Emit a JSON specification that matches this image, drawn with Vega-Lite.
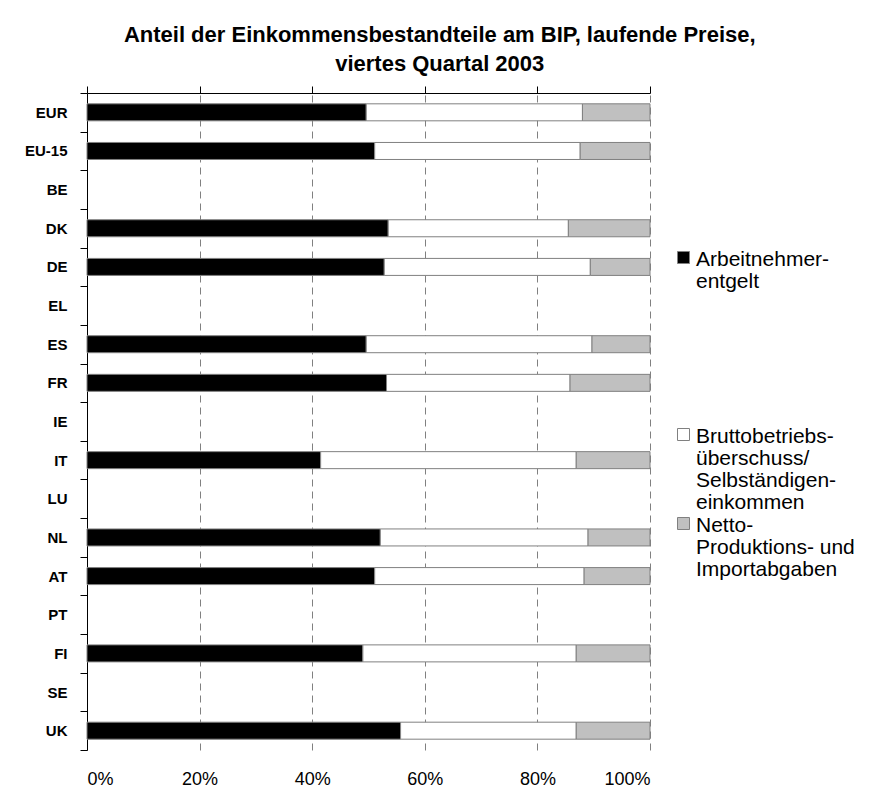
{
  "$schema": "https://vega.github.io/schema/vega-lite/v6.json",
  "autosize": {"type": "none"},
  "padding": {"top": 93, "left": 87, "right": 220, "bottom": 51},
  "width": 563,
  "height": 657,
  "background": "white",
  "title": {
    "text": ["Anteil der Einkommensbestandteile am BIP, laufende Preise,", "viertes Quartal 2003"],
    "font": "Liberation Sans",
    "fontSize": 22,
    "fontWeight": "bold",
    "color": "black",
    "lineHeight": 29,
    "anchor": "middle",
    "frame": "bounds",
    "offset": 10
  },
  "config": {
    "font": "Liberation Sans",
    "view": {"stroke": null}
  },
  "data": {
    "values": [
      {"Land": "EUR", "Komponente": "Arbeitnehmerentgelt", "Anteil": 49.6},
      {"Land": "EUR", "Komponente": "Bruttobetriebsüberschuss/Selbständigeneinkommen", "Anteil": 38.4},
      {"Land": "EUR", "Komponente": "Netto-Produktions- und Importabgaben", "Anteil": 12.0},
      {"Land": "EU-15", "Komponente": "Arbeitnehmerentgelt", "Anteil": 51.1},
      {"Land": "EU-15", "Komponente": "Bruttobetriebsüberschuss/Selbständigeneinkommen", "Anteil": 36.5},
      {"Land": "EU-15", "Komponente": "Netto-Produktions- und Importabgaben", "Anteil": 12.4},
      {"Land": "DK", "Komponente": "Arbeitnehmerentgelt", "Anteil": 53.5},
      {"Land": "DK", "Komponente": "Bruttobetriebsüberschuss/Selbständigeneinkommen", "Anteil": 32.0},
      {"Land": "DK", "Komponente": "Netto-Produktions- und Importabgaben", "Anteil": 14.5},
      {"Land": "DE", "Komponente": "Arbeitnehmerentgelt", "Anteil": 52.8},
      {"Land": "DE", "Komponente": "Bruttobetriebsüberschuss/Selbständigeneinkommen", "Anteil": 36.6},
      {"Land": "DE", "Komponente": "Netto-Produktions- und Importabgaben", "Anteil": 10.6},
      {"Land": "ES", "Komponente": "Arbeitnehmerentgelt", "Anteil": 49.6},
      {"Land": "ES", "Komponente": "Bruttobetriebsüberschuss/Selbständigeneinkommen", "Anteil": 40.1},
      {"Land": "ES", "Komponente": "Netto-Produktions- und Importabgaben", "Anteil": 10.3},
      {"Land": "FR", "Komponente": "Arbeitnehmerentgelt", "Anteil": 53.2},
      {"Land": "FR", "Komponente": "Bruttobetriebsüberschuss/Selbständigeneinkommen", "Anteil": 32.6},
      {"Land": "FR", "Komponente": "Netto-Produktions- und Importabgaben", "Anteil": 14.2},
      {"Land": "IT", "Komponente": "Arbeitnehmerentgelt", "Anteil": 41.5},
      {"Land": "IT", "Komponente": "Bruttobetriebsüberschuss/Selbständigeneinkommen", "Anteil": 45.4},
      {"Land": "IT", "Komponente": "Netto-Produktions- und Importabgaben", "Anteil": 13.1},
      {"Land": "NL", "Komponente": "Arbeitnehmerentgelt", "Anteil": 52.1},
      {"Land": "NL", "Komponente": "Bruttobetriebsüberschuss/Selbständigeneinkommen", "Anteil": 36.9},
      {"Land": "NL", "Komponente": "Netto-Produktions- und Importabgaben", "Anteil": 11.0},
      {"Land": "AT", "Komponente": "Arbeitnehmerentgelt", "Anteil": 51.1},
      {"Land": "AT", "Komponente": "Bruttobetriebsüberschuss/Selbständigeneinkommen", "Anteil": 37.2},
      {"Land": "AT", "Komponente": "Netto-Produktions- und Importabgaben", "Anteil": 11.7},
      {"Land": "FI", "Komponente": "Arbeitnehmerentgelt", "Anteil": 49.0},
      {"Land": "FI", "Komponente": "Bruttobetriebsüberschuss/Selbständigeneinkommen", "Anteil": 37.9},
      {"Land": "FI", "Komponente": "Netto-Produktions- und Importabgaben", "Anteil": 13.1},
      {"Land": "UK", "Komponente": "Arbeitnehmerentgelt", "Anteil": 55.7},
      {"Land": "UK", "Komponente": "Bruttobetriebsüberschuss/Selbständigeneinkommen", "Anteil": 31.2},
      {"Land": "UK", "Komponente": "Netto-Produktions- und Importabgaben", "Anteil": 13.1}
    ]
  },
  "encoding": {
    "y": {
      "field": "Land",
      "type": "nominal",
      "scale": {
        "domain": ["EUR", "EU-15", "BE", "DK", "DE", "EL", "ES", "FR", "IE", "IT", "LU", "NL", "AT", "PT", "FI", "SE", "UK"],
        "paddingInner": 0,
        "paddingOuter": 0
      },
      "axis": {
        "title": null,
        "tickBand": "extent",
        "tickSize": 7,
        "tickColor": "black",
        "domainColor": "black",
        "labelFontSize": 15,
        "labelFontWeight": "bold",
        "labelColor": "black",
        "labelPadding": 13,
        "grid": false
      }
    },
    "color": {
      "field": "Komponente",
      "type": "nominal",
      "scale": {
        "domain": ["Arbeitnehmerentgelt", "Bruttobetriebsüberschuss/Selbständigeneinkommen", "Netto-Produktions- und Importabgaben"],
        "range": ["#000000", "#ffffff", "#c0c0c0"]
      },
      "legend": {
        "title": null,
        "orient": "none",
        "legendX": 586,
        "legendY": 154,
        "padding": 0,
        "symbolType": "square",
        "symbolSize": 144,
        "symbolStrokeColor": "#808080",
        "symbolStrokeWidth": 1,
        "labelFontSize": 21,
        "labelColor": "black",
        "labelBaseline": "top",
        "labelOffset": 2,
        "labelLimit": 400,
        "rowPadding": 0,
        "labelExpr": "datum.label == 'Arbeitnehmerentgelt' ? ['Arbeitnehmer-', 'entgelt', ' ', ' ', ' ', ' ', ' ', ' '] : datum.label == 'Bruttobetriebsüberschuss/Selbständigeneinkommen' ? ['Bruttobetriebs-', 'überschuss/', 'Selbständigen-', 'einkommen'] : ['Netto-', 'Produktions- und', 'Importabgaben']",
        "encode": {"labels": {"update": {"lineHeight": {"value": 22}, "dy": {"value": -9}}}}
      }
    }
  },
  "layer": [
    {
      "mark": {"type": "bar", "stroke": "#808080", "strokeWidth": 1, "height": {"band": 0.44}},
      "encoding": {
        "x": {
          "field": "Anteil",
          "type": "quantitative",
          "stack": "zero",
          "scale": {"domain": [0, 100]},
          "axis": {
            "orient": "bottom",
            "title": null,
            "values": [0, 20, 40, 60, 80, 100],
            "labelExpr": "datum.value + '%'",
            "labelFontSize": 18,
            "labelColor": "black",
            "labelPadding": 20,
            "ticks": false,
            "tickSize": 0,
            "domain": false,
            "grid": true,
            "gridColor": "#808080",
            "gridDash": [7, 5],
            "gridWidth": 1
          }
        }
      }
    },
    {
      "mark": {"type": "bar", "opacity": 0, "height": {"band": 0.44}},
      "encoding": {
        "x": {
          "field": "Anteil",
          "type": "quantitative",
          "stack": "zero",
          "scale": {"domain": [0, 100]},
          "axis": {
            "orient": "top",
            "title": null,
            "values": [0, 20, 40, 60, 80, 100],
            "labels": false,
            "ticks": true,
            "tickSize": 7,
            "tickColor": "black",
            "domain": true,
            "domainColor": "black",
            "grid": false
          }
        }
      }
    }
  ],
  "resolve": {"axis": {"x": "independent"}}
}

> [The exercise]: Every line above should be returned exactly; the pictures stay out.

> [Written response]:
Emit a JSON specification that matches this image, drawn with Vega-Lite.
{
  "$schema": "https://vega.github.io/schema/vega-lite/v6.json",
  "autosize": {"type": "none"},
  "padding": {"top": 93, "left": 87, "right": 220, "bottom": 51},
  "width": 563,
  "height": 657,
  "background": "white",
  "title": {
    "text": ["Anteil der Einkommensbestandteile am BIP, laufende Preise,", "viertes Quartal 2003"],
    "font": "Liberation Sans",
    "fontSize": 22,
    "fontWeight": "bold",
    "color": "black",
    "lineHeight": 29,
    "anchor": "middle",
    "frame": "bounds",
    "offset": 10
  },
  "config": {
    "font": "Liberation Sans",
    "view": {"stroke": null}
  },
  "data": {
    "values": [
      {"Land": "EUR", "Komponente": "Arbeitnehmerentgelt", "Anteil": 49.6},
      {"Land": "EUR", "Komponente": "Bruttobetriebsüberschuss/Selbständigeneinkommen", "Anteil": 38.4},
      {"Land": "EUR", "Komponente": "Netto-Produktions- und Importabgaben", "Anteil": 12.0},
      {"Land": "EU-15", "Komponente": "Arbeitnehmerentgelt", "Anteil": 51.1},
      {"Land": "EU-15", "Komponente": "Bruttobetriebsüberschuss/Selbständigeneinkommen", "Anteil": 36.5},
      {"Land": "EU-15", "Komponente": "Netto-Produktions- und Importabgaben", "Anteil": 12.4},
      {"Land": "DK", "Komponente": "Arbeitnehmerentgelt", "Anteil": 53.5},
      {"Land": "DK", "Komponente": "Bruttobetriebsüberschuss/Selbständigeneinkommen", "Anteil": 32.0},
      {"Land": "DK", "Komponente": "Netto-Produktions- und Importabgaben", "Anteil": 14.5},
      {"Land": "DE", "Komponente": "Arbeitnehmerentgelt", "Anteil": 52.8},
      {"Land": "DE", "Komponente": "Bruttobetriebsüberschuss/Selbständigeneinkommen", "Anteil": 36.6},
      {"Land": "DE", "Komponente": "Netto-Produktions- und Importabgaben", "Anteil": 10.6},
      {"Land": "ES", "Komponente": "Arbeitnehmerentgelt", "Anteil": 49.6},
      {"Land": "ES", "Komponente": "Bruttobetriebsüberschuss/Selbständigeneinkommen", "Anteil": 40.1},
      {"Land": "ES", "Komponente": "Netto-Produktions- und Importabgaben", "Anteil": 10.3},
      {"Land": "FR", "Komponente": "Arbeitnehmerentgelt", "Anteil": 53.2},
      {"Land": "FR", "Komponente": "Bruttobetriebsüberschuss/Selbständigeneinkommen", "Anteil": 32.6},
      {"Land": "FR", "Komponente": "Netto-Produktions- und Importabgaben", "Anteil": 14.2},
      {"Land": "IT", "Komponente": "Arbeitnehmerentgelt", "Anteil": 41.5},
      {"Land": "IT", "Komponente": "Bruttobetriebsüberschuss/Selbständigeneinkommen", "Anteil": 45.4},
      {"Land": "IT", "Komponente": "Netto-Produktions- und Importabgaben", "Anteil": 13.1},
      {"Land": "NL", "Komponente": "Arbeitnehmerentgelt", "Anteil": 52.1},
      {"Land": "NL", "Komponente": "Bruttobetriebsüberschuss/Selbständigeneinkommen", "Anteil": 36.9},
      {"Land": "NL", "Komponente": "Netto-Produktions- und Importabgaben", "Anteil": 11.0},
      {"Land": "AT", "Komponente": "Arbeitnehmerentgelt", "Anteil": 51.1},
      {"Land": "AT", "Komponente": "Bruttobetriebsüberschuss/Selbständigeneinkommen", "Anteil": 37.2},
      {"Land": "AT", "Komponente": "Netto-Produktions- und Importabgaben", "Anteil": 11.7},
      {"Land": "FI", "Komponente": "Arbeitnehmerentgelt", "Anteil": 49.0},
      {"Land": "FI", "Komponente": "Bruttobetriebsüberschuss/Selbständigeneinkommen", "Anteil": 37.9},
      {"Land": "FI", "Komponente": "Netto-Produktions- und Importabgaben", "Anteil": 13.1},
      {"Land": "UK", "Komponente": "Arbeitnehmerentgelt", "Anteil": 55.7},
      {"Land": "UK", "Komponente": "Bruttobetriebsüberschuss/Selbständigeneinkommen", "Anteil": 31.2},
      {"Land": "UK", "Komponente": "Netto-Produktions- und Importabgaben", "Anteil": 13.1}
    ]
  },
  "encoding": {
    "y": {
      "field": "Land",
      "type": "nominal",
      "scale": {
        "domain": ["EUR", "EU-15", "BE", "DK", "DE", "EL", "ES", "FR", "IE", "IT", "LU", "NL", "AT", "PT", "FI", "SE", "UK"],
        "paddingInner": 0,
        "paddingOuter": 0
      },
      "axis": {
        "title": null,
        "tickBand": "extent",
        "tickSize": 7,
        "tickColor": "black",
        "domainColor": "black",
        "labelFontSize": 15,
        "labelFontWeight": "bold",
        "labelColor": "black",
        "labelPadding": 13,
        "grid": false
      }
    },
    "color": {
      "field": "Komponente",
      "type": "nominal",
      "scale": {
        "domain": ["Arbeitnehmerentgelt", "Bruttobetriebsüberschuss/Selbständigeneinkommen", "Netto-Produktions- und Importabgaben"],
        "range": ["#000000", "#ffffff", "#c0c0c0"]
      },
      "legend": {
        "title": null,
        "orient": "none",
        "legendX": 586,
        "legendY": 154,
        "padding": 0,
        "symbolType": "square",
        "symbolSize": 144,
        "symbolStrokeColor": "#808080",
        "symbolStrokeWidth": 1,
        "labelFontSize": 21,
        "labelColor": "black",
        "labelBaseline": "top",
        "labelOffset": 2,
        "labelLimit": 400,
        "rowPadding": 0,
        "labelExpr": "datum.label == 'Arbeitnehmerentgelt' ? ['Arbeitnehmer-', 'entgelt', ' ', ' ', ' ', ' ', ' ', ' '] : datum.label == 'Bruttobetriebsüberschuss/Selbständigeneinkommen' ? ['Bruttobetriebs-', 'überschuss/', 'Selbständigen-', 'einkommen'] : ['Netto-', 'Produktions- und', 'Importabgaben']",
        "encode": {"labels": {"update": {"lineHeight": {"value": 22}, "dy": {"value": -9}}}}
      }
    }
  },
  "layer": [
    {
      "mark": {"type": "bar", "stroke": "#808080", "strokeWidth": 1, "height": {"band": 0.44}},
      "encoding": {
        "x": {
          "field": "Anteil",
          "type": "quantitative",
          "stack": "zero",
          "scale": {"domain": [0, 100]},
          "axis": {
            "orient": "bottom",
            "title": null,
            "values": [0, 20, 40, 60, 80, 100],
            "labelExpr": "datum.value + '%'",
            "labelFontSize": 18,
            "labelColor": "black",
            "labelPadding": 20,
            "ticks": false,
            "tickSize": 0,
            "domain": false,
            "grid": true,
            "gridColor": "#808080",
            "gridDash": [7, 5],
            "gridWidth": 1
          }
        }
      }
    },
    {
      "mark": {"type": "bar", "opacity": 0, "height": {"band": 0.44}},
      "encoding": {
        "x": {
          "field": "Anteil",
          "type": "quantitative",
          "stack": "zero",
          "scale": {"domain": [0, 100]},
          "axis": {
            "orient": "top",
            "title": null,
            "values": [0, 20, 40, 60, 80, 100],
            "labels": false,
            "ticks": true,
            "tickSize": 7,
            "tickColor": "black",
            "domain": true,
            "domainColor": "black",
            "grid": false
          }
        }
      }
    }
  ],
  "resolve": {"axis": {"x": "independent"}}
}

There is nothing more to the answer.